On Housing the Homeless in NYC Hotels
POST 22: August 27, 2020

Researching and pondering the issue of housing homeless people in New York City hotels has consumed me for the past week as I've attempted to "unpack" what Lucia and I saw last week (see Post 21).
Before you stop reading because you think this doesn’t affect you: yes, actually, it does. New York City plans to take up FEMA on its offer of reimbursement for at least 75% of the estimated $2 million+ cost of housing thousands of homeless people in NYC hotels each night. You may not have a moral stake in whether New York City should be housing homeless people in hotels, but, as a federal taxpayer, you do have a financial stake.
Now that I have your attention, here’s a bit of background about NYC’s homeless situation:
The Law: A 1979 New York State Supreme Court decision in Callahan v. Carey and two years of additional negotiating led to a New York City “right to shelter” consent decree. By law, NYC must provide shelter for anyone who needs it. The Coalition for the Homeless and various plaintiffs have been fighting with New York City and State ever since regarding terms and enforcement of the decree.
The Numbers: The approximate number of homeless people sleeping overnight at NYC shelters has risen from around 12,500 in 1983 to 58,736 in June of 2020. That number has exceeded 30,000 every year since 2003.
The Lodging: A highly informative transcript of a 3-minute NPR Planet Money piece from June 6, 2019, notes that housing a homeless person in an NYC hotel costs “about $40,000 a year,” and that an apartment rental would cost half that amount. NYC has been housing the homeless in hotels on an emergency basis since the 1980s. City officials plan to stop this practice once the supply of permanent housing can accommodate the demand. They say that will take five more years.

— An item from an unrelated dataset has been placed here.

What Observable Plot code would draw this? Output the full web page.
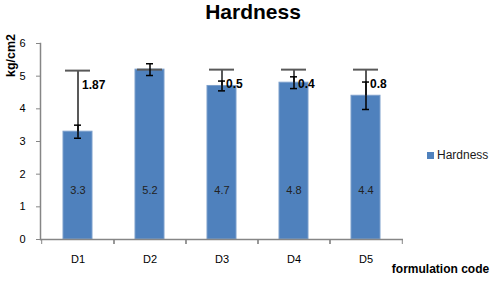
<!DOCTYPE html>
<html>
<head>
<meta charset="utf-8">
<script src="https://cdn.jsdelivr.net/npm/d3@7"></script>
<script src="https://cdn.jsdelivr.net/npm/@observablehq/plot@0.6"></script>
<style>
  html, body { margin: 0; padding: 0; background: #fff; }
  #wrap { position: relative; width: 496px; height: 281px; font-family: "Liberation Sans", Arial, sans-serif; }
  #title { position: absolute; left: 0; width: 506px; top: 0; text-align: center; font-weight: bold; font-size: 21px; line-height: 24px; color: #000; }
  #legend { position: absolute; left: 427px; top: 148px; font-size: 12px; color: #1a1a1a; display: flex; align-items: center; }
  #legend .sw { width: 7px; height: 7px; background: #4F81BD; margin-right: 3px; }
  #chart { position: absolute; left: 0; top: 0; }
</style>
</head>
<body>
<div id="wrap">
  <div id="chart"></div>
  <div id="title">Hardness</div>
  <div id="legend"><span class="sw"></span><span id="legendText"></span></div>
</div>
<script>
const categories = ["D1", "D2", "D3", "D4", "D5"];
const hardness = [3.3, 5.2, 4.7, 4.8, 4.4];
const sdSmall = [0.2, 0.18, 0.15, 0.18, 0.42];
const plusError = [1.87, 0, 0.5, 0.4, 0.8];
const yTicks = [0, 1, 2, 3, 4, 5, 6];
const seriesName = "Hardness";
const yLabel = "kg/cm2";
const xLabel = "formulation code";

document.getElementById("legendText").textContent = seriesName;

const data = categories.map((c, i) => ({c, v: hardness[i], sd: sdSmall[i], pe: plusError[i]}));

const W = 496, H = 281, mL = 40, mR = 93, mT = 43, mB = 42;
const halfStep = (W - mL - mR) / categories.length / 2;
const grey = "#868686";
const errGrey = "#595959";

const chart = Plot.plot({
  width: W,
  height: H,
  marginTop: mT,
  marginBottom: mB,
  marginLeft: mL,
  marginRight: mR,
  style: {fontFamily: "'Liberation Sans', Arial, sans-serif", fontSize: "11px", color: "#000", background: "transparent"},
  x: {domain: categories, paddingInner: 0.6, paddingOuter: 0.3, label: null},
  y: {domain: [0, 6], label: null},
  marks: [
    Plot.barY(data, {x: "c", y: "v", fill: "#4F81BD", stroke: "#7C9FCC", strokeWidth: 1}),
    Plot.text(data, {x: "c", y: () => 1.5, text: d => d.v.toFixed(1), fontSize: 11, fill: "#222"}),
    // grey plus error bars
    Plot.ruleX(data, {x: "c", y1: "v", y2: d => d.v + d.pe, stroke: errGrey, strokeWidth: 2}),
    Plot.tickY(data, {x: "c", y: d => d.v + d.pe, stroke: errGrey, strokeWidth: 2, insetLeft: 2, insetRight: 2}),
    // small black error bars
    Plot.ruleX(data, {x: "c", y1: d => d.v - d.sd, y2: d => d.v + d.sd, stroke: "#000", strokeWidth: 1.5}),
    Plot.tickY(data, {x: "c", y: d => d.v - d.sd, stroke: "#000", strokeWidth: 1.5, insetLeft: 11, insetRight: 11}),
    Plot.tickY(data, {x: "c", y: d => d.v + d.sd, stroke: "#000", strokeWidth: 1.5, insetLeft: 11, insetRight: 11}),
    Plot.text(data.filter(d => d.pe > 0), {x: "c", y: d => d.v + d.pe - 0.45, text: d => String(d.pe), textAnchor: "start", dx: 4, fontWeight: "bold", fontSize: 12, fill: "#000"}),
    // axes
    Plot.ruleY([0], {stroke: grey, strokeWidth: 1.5}),
    Plot.frame({anchor: "left", stroke: grey, strokeWidth: 1.5}),
    Plot.axisY({ticks: yTicks, tickSize: 4, tickPadding: 11, stroke: grey, fill: "#000", fontSize: 11, label: null, tickFormat: d => String(d)}),
    Plot.axisX({tickSize: 0, tickPadding: 16, fill: "#000", fontSize: 11, label: null}),
    Plot.axisX({tickSize: 5, dx: halfStep, stroke: grey, tickFormat: () => "", label: null}),
    Plot.axisX({tickSize: 5, dx: -halfStep, stroke: grey, tickFormat: () => "", label: null}),
    Plot.text([yLabel], {frameAnchor: "top-left", dx: -30, dy: 12, rotate: -90, textAnchor: "middle", lineAnchor: "middle", fontWeight: "bold", fontSize: 12.5, fill: "#000"}),
    Plot.text([xLabel], {frameAnchor: "bottom-right", dx: 37, dy: 30, textAnchor: "middle", lineAnchor: "middle", fontWeight: "bold", fontSize: 12, fill: "#000"})
  ]
});
document.getElementById("chart").appendChild(chart);
</script>
</body>
</html>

My Takeaway: The number of homeless people sleeping in shelters has risen—with a few occasional dips but on an overall upward trajectory—from 12,500 in 1983 to 58,736 two months ago.
Yet, instead of investing in enough permanent shelter to house the (not surprisingly, given the right to shelter law, lack of affordable housing in NYC, periodic economic recessions, and other predictable factors) increasing number of people requesting shelter over the years, the city has utilized the quick-fix, twice-as-expensive, and less-effective (as far as the long-term effort to curtail homelessness goes) option of housing the homeless in hotels. They shouldn’t need “5 more years” (as of June 6, 2019) to create an adequate supply of permanent housing for the homeless: the government should’ve been working on keeping pace with rising demand all along.
As with so many other aspects of our society and our systems, COVID has merely shined a light on what wasn't working well all along, on what shouldn't have been put off year after year because it was easier and less expensive in the short-run to delay.
Then there are what must be the staggering legal fees incurred by all parties during the past four decades of battling over the terms and implementation of the right to shelter law. As anyone who has ever hired a lawyer knows, 40 years of legal fees = a hell of a lot of money that could’ve been spent on actual services and permanent housing for the homeless.